Proppant gains. In a move pioneered by EOG during 2014, proppant intensities (measured by lbs of sand per lateral ft) have been increasing across most major oil plays, said the analyst. “Through much of 2015 and early 2016, operators were pushing the limits of proppant loading and seeing a corresponding increase in productivity. However, the most recent data have given indications that this may be plateauing.”

Yet, per-ft productivity has increased across the major plays, driven primarily by high-grading and proppant loading. “As activity returns, productivity may be pushed down, though it is likely to remain relatively flat, as operational improvements provide some support to counterbalance the impact,” continued Olmstead. He noted that after settling on a steady-state of well design in the Eagle Ford and Bakken, lateral lengths have seen increases of up to 5% since 2014. “Bakken operators are somewhat limited in their ability to drill laterals longer than 2 mi,” he explained, “but Eagle Ford operators are continuing to push the bounds. Permian wells have seen faster adoption of longer laterals, with many operators continuing to push further.”

Outlook for the next 18 months. In terms of where the break-even prices go, from this point forward, Olmstead said that some gains will remain (structural), while some will be eroded, due to changes in the industry (cyclical). “In the next 18 to 24 months, the impact of these factors will net out to a reduction of $24.90/bbl. Service sector cost reductions will drop to a 30% share ($9.00) of the break-even impact, with high-grading accounting for 20% ($6.00), in-field learnings constituting 6% ($1.80), and operational changes representing 19% ($5.70/bbl).”
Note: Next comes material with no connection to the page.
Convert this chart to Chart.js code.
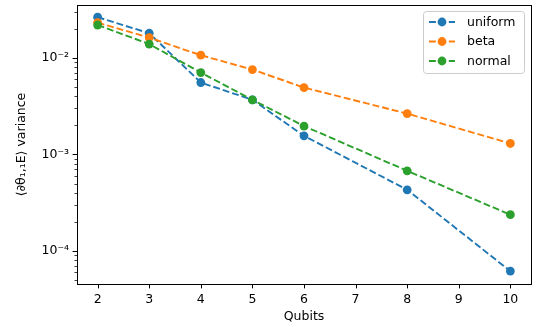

Olmstead also has some thoughts on oil prices, themselves, and rig counts. “Generally speaking, we think the market will approach the high $50s/bbl in early 2018, with $60 more likely in second-half 2018,” he offered. “We’re still working through the details, but generally speaking, this is the feeling around the office. We also are expecting to exit 2017 just above 620 rigs in the U.S., and will average close to 650 in first-quarter 2018. There will be a moderate increase [in rig count] through 2018.”